Identify all lines in the listing that include the word "this", and copy them out.

Plotting code records
------------------------------

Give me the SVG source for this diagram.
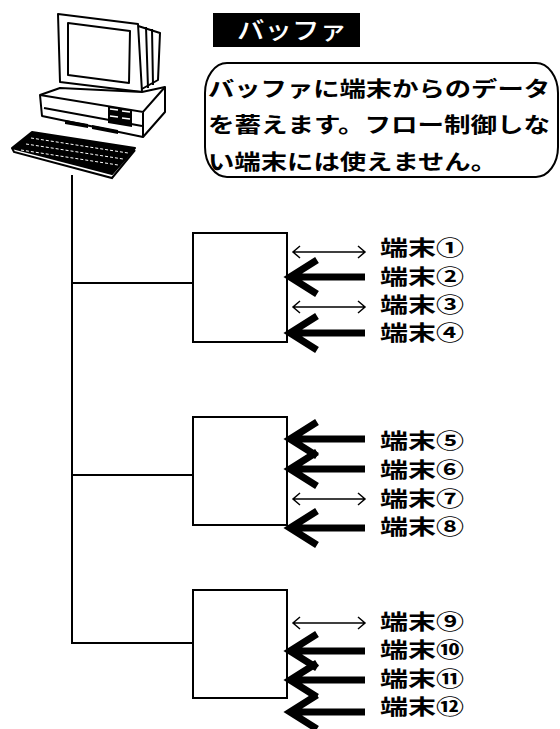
<svg xmlns="http://www.w3.org/2000/svg" width="560" height="729" viewBox="0 0 560 729">
<style>
  .ln{fill:none;stroke:#000;stroke-width:2}
  .thin{fill:none;stroke:#000;stroke-width:1.5}
  .thick{fill:none;stroke:#000;stroke-width:7;stroke-linejoin:miter}
  .lbl{font-family:"Noto Sans CJK JP","Noto Sans CJK SC",sans-serif;font-weight:700;font-size:21px;fill:#000}
  .pc{fill:#fff;stroke:#000;stroke-width:2;stroke-linejoin:round}
</style>
<defs>
  <g id="biArrow">
    <path class="thin" d="M293 0 H365 M300 -6 L293 0 L300 6 M358 -6 L365 0 L358 6"/>
  </g>
  <g id="inArrow">
    <path class="thick" d="M365 0 H292 M317 -17 L290 0 L317 17"/>
  </g>
</defs>
<rect width="560" height="729" fill="#fff"/>

<!-- host computer -->
<g id="computer">
  <!-- monitor -->
  <path class="pc" d="M135 25 L160 33 L158 80 L140 90 Z"/>
  <path class="pc" d="M58 14 L138 24 L142 92 L60 82 Z"/>
  <path class="pc" d="M68 23 L130 31 L129 83 L68 75 Z"/>
  <path class="ln" d="M146 27 L148 88 M152 29 L153 85"/>
  <!-- system unit -->
  <path class="pc" d="M40 95 L60 88 L142 92 L165 87 L165 112 L143 137 L42 116 Z"/>
  <path class="ln" d="M40 95 L143 112 L165 87 M143 112 L143 137"/>
  <path class="ln" d="M44 108 L142 126"/>
  <path d="M108 106 L132 110 L132 127 L108 123 Z" fill="#000"/>
  <path d="M110 109 L118 110 M122 111 L130 112 M110 116 L118 117 M122 118 L130 119" stroke="#fff" stroke-width="1.5"/>
  <path d="M65 120 L88 124 L88 128 L65 124 Z M92 125 L118 130 L118 134 L92 129 Z" fill="#000"/>
  <!-- keyboard -->
  <path d="M32 132 L135 148 L112 174 L12 148 Z" fill="#000" stroke="#000" stroke-width="2" stroke-linejoin="round"/>
  <path d="M31 138 L128 153 M26 144 L123 159 M21 150 L118 165" stroke="#fff" stroke-width="1" stroke-dasharray="3 2"/>
  <path class="ln" d="M12 148 L14 152 L112 178 L135 150"/>
</g>

<!-- connectors -->
<g id="connectors">
  <path class="ln" d="M72 175 V643 H193 M72 283 H193 M72 475 H193"/>
  <use href="#biArrow" y="252"/>
  <use href="#inArrow" y="277"/>
  <use href="#biArrow" y="307"/>
  <use href="#inArrow" y="333"/>
  <use href="#inArrow" y="439"/>
  <use href="#inArrow" y="469"/>
  <use href="#biArrow" y="499"/>
  <use href="#inArrow" y="528"/>
  <use href="#biArrow" y="623"/>
  <use href="#inArrow" y="651"/>
  <use href="#inArrow" y="680"/>
  <use href="#inArrow" y="712"/>
</g>

<!-- buffers -->
<g id="buffer1"><rect class="ln" x="193" y="233" width="94" height="109"/></g>
<g id="buffer2"><rect class="ln" x="193" y="417" width="94" height="108"/></g>
<g id="buffer3"><rect class="ln" x="193" y="590" width="94" height="108"/></g>

<!-- terminal labels -->
<g id="terminals" class="lbl">
  <text x="380" y="255" textLength="84" lengthAdjust="spacingAndGlyphs">端末①</text>
  <text x="380" y="284" textLength="84" lengthAdjust="spacingAndGlyphs">端末②</text>
  <text x="380" y="312" textLength="84" lengthAdjust="spacingAndGlyphs">端末③</text>
  <text x="380" y="340" textLength="84" lengthAdjust="spacingAndGlyphs">端末④</text>
  <text x="380" y="448" textLength="84" lengthAdjust="spacingAndGlyphs">端末⑤</text>
  <text x="380" y="477" textLength="84" lengthAdjust="spacingAndGlyphs">端末⑥</text>
  <text x="380" y="506" textLength="84" lengthAdjust="spacingAndGlyphs">端末⑦</text>
  <text x="380" y="534" textLength="84" lengthAdjust="spacingAndGlyphs">端末⑧</text>
  <text x="380" y="629" textLength="84" lengthAdjust="spacingAndGlyphs">端末⑨</text>
  <text x="380" y="657" textLength="84" lengthAdjust="spacingAndGlyphs">端末⑩</text>
  <text x="380" y="686" textLength="84" lengthAdjust="spacingAndGlyphs">端末⑪</text>
  <text x="380" y="714" textLength="84" lengthAdjust="spacingAndGlyphs">端末⑫</text>
</g>

<!-- title -->
<g id="title">
  <rect x="213" y="13" width="147" height="34" fill="#000"/>
  <text x="237" y="39" class="lbl" style="fill:#fff;font-size:24px;font-weight:500" textLength="110" lengthAdjust="spacingAndGlyphs">バッファ</text>
</g>

<!-- note -->
<g id="note">
  <rect class="ln" x="205" y="63" width="353" height="114" rx="22" ry="30"/>
  <g class="lbl">
    <text x="208" y="96" textLength="342" lengthAdjust="spacingAndGlyphs">バッファに端末からのデータ</text>
    <text x="208" y="132" textLength="342" lengthAdjust="spacingAndGlyphs">を蓄えます。フロー制御しな</text>
    <text x="208" y="169" textLength="289" lengthAdjust="spacingAndGlyphs">い端末には使えません。</text>
  </g>
</g>
</svg>
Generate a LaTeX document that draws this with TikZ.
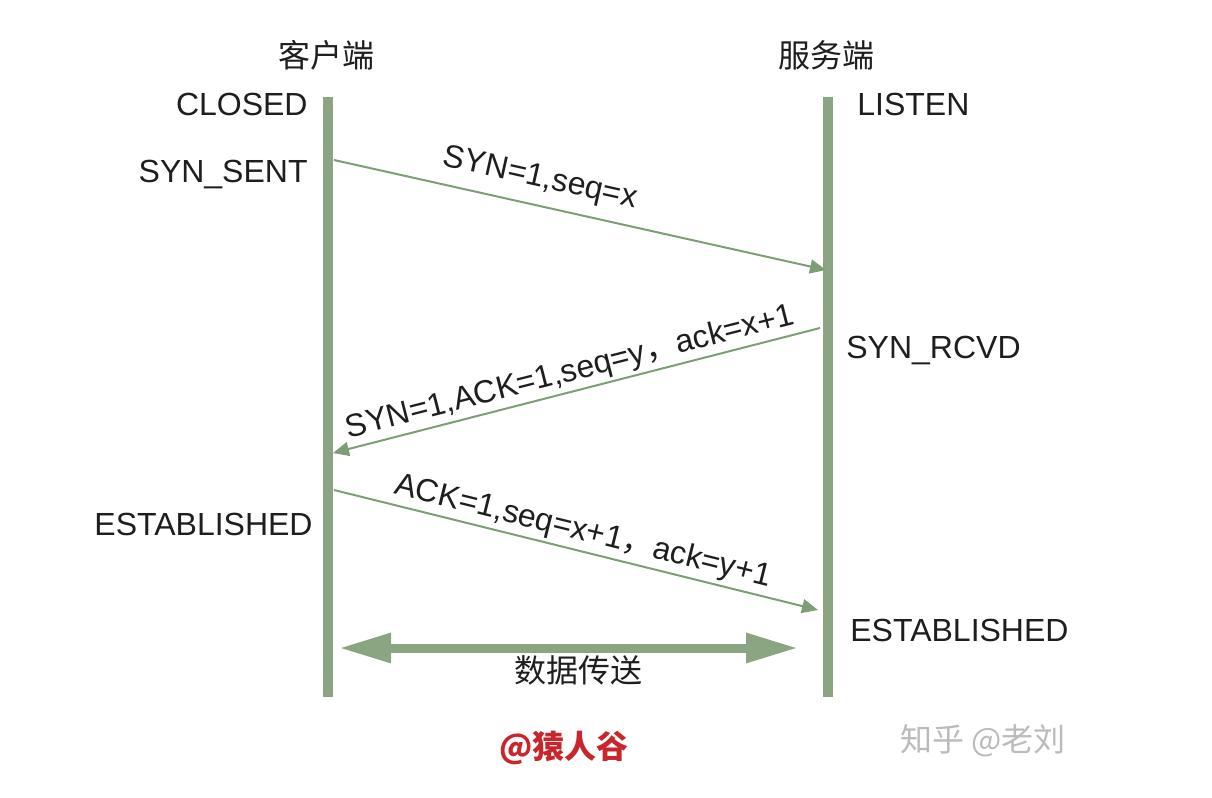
\documentclass[tikz,border=0pt]{standalone}
\usepackage{fontspec}
\setmainfont{Liberation Sans}
\newfontfamily\cjk{Noto Sans CJK SC}
\usetikzlibrary{arrows.meta}
\definecolor{lifegreen}{HTML}{8BA583}
\definecolor{msggreen}{HTML}{7E9E76}
\definecolor{txt}{HTML}{1E1E1E}
\definecolor{wmred}{HTML}{C8262B}
\definecolor{wmgray}{HTML}{BBBBBB}
\begin{document}
\begin{tikzpicture}[x=0.5pt,y=-0.5pt,
  every node/.style={inner sep=0pt,text=txt,font=\fontsize{16}{19}\selectfont},
  lifeline/.style={draw=lifegreen,line width=4.6pt},
  msg/.style={draw=msggreen,line width=1pt,-{Triangle[length=8pt,width=7pt]}},
  datalink/.style={draw=lifegreen,line width=4.5pt,{Triangle[length=26pt,width=14pt]}-{Triangle[length=26pt,width=14pt]}},
  statelbl/.style={},
  msglbl/.style={}]
\useasboundingbox[fill=white] (0,0) rectangle (1212,798);
% lifelines
\coordinate (ltop) at (328,97);
\coordinate (lbot) at (328,697);
\coordinate (rtop) at (828,97);
\coordinate (rbot) at (828,697);
\draw[lifeline] (ltop) -- (lbot);
\draw[lifeline] (rtop) -- (rbot);
% headers
\node (client) at (326,55) {\cjk 客户端};
\node (server) at (826,55) {\cjk 服务端};
% states
\node[statelbl,anchor=east] (closed) at (308,104) {CLOSED};
\node[statelbl,anchor=east] (synsent) at (308,175) {SYN\_SENT};
\node[statelbl,anchor=east] (estc) at (313,524) {ESTABLISHED};
\node[statelbl,anchor=west] (listen) at (857,104) {LISTEN};
\node[statelbl,anchor=west] (synrcvd) at (846,351) {SYN\_RCVD};
\node[statelbl,anchor=west] (ests) at (850,630) {ESTABLISHED};
% messages
\coordinate (c1) at (334,160);
\coordinate (s1) at (826,270);
\coordinate (s2) at (820,328);
\coordinate (c2) at (333,453);
\coordinate (c3) at (334,490);
\coordinate (s3) at (818,610);
\draw[msg] (c1) -- (s1);
\draw[msg] (s2) -- (c2);
\draw[msg] (c3) -- (s3);
\node[msglbl,rotate=-12.6] (m1) at (540,179) {SYN=1,seq=x};
\node[msglbl,rotate=14.3] (m2) at (570,373) {SYN=1,ACK=1,seq=y{\cjk ，}ack=x+1};
\node[msglbl,rotate=-13.9] (m3) at (583,532) {ACK=1,seq=x+1{\cjk ，}ack=y+1};
% data transfer
\coordinate (dl) at (339,648);
\coordinate (dr) at (798,648);
\draw[datalink] (dl) -- (dr);
\node (data) at (578,670) {\cjk 数据传送};
% watermarks
\node (wm1) at (564,748) {\textcolor{wmred}{\cjk\bfseries @猿人谷}};
\node (wm2) at (983,741) {\textcolor{wmgray}{\cjk 知乎 @老刘}};
\end{tikzpicture}
\end{document}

------------------------------

* TASK RESPONSE *
Give me the SVG source for this diagram.
Generate a LaTeX document that draws this with TikZ.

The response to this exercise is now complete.